New York Community Bancorp Inc. (NYCB, -7.20%) was hit the hardest among the ETF’s holdings on Monday. It initiated the recent wave of weakness in regional-bank shares after reporting an unexpected quarterly loss, cutting its dividend, and increasing its loan-loss provisions to $552 million. This surprising news shocked analysts and revived concerns about the sector’s exposure to struggling commercial-real-estate loans. As a result, NYCB shares plummeted by 37% on Wednesday, their largest daily drop ever, while shares of KRE saw double-digit declines between Wednesday and Thursday — the ETF’s largest two-day drop since the aftermath of Silicon Valley Bank’s collapse in March 2023.

It is worth noting that New York Community Bancorp had acquired some of the assets belonging to Signature Bank, one of three U.S. banks that failed in quick succession last March. The failure of these banks led to the Federal Reserve’s decision to extend a new credit facility to the banking system.

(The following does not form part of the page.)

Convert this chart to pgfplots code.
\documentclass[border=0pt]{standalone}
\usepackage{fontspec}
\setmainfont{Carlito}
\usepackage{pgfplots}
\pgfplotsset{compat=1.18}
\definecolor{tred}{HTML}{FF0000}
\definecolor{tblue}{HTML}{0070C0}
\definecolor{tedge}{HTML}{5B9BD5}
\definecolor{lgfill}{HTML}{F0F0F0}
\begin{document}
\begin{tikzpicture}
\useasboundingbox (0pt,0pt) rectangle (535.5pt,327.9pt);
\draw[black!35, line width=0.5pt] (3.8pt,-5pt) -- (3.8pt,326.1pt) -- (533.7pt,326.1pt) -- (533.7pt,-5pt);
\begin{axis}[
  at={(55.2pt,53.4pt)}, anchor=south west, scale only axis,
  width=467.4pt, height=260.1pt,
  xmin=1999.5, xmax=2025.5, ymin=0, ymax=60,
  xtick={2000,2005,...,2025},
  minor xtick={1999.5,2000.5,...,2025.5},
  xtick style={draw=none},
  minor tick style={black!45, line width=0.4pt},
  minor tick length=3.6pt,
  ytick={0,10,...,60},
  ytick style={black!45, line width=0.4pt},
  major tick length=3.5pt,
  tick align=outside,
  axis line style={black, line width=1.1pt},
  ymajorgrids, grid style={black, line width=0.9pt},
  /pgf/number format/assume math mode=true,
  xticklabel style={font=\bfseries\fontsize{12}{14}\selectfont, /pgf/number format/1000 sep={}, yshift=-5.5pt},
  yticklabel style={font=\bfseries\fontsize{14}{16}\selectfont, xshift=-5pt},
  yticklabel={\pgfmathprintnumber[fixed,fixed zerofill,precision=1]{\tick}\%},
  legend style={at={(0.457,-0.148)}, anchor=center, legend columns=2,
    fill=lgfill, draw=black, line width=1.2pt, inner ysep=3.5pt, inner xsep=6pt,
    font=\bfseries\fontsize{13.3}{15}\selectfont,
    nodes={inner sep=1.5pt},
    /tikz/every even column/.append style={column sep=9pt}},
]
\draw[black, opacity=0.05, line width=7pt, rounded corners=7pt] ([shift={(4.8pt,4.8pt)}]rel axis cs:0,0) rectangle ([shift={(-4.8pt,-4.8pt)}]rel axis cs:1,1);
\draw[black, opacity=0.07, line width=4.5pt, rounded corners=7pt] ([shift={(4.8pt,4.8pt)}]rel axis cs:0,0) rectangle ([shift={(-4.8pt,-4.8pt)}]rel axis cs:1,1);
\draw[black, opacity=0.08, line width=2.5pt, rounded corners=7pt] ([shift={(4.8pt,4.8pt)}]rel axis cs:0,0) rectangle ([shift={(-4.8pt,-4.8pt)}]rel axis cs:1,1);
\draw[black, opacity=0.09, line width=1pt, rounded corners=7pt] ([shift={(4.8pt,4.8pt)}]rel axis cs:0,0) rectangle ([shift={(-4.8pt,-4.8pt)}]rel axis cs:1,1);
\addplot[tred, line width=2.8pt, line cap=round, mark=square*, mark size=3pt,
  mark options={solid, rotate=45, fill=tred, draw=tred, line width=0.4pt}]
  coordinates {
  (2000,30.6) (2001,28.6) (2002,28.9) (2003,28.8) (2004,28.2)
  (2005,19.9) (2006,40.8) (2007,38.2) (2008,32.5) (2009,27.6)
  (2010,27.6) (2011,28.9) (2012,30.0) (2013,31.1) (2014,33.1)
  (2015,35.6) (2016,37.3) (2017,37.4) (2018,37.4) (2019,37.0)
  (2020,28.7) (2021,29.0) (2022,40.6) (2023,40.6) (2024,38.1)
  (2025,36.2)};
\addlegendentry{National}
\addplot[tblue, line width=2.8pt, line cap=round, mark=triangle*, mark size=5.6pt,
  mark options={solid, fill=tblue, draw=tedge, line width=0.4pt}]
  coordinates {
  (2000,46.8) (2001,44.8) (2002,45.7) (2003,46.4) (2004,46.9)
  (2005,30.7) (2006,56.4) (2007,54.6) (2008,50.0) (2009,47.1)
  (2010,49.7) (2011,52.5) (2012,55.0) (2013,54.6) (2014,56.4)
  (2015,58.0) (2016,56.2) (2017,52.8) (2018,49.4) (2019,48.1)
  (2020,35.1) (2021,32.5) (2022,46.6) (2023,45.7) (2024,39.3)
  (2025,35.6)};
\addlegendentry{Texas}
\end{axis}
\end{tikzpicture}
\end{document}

Analyst Peter Winter from D.A. Davidson, who covers regional banks, attributed Monday’s weakness to Powell’s remarks during an interview with “60 Minutes” that aired on Sunday. Powell reiterated that the Fed is likely to wait before implementing any rate cuts, further dampening market expectations for a cut at the Fed’s upcoming March meeting.

Winter explained that lower rates would provide relief to borrowers who may struggle to repay their loans at the current rates. He believes that the entire sector could benefit from a decrease in rates from a credit perspective.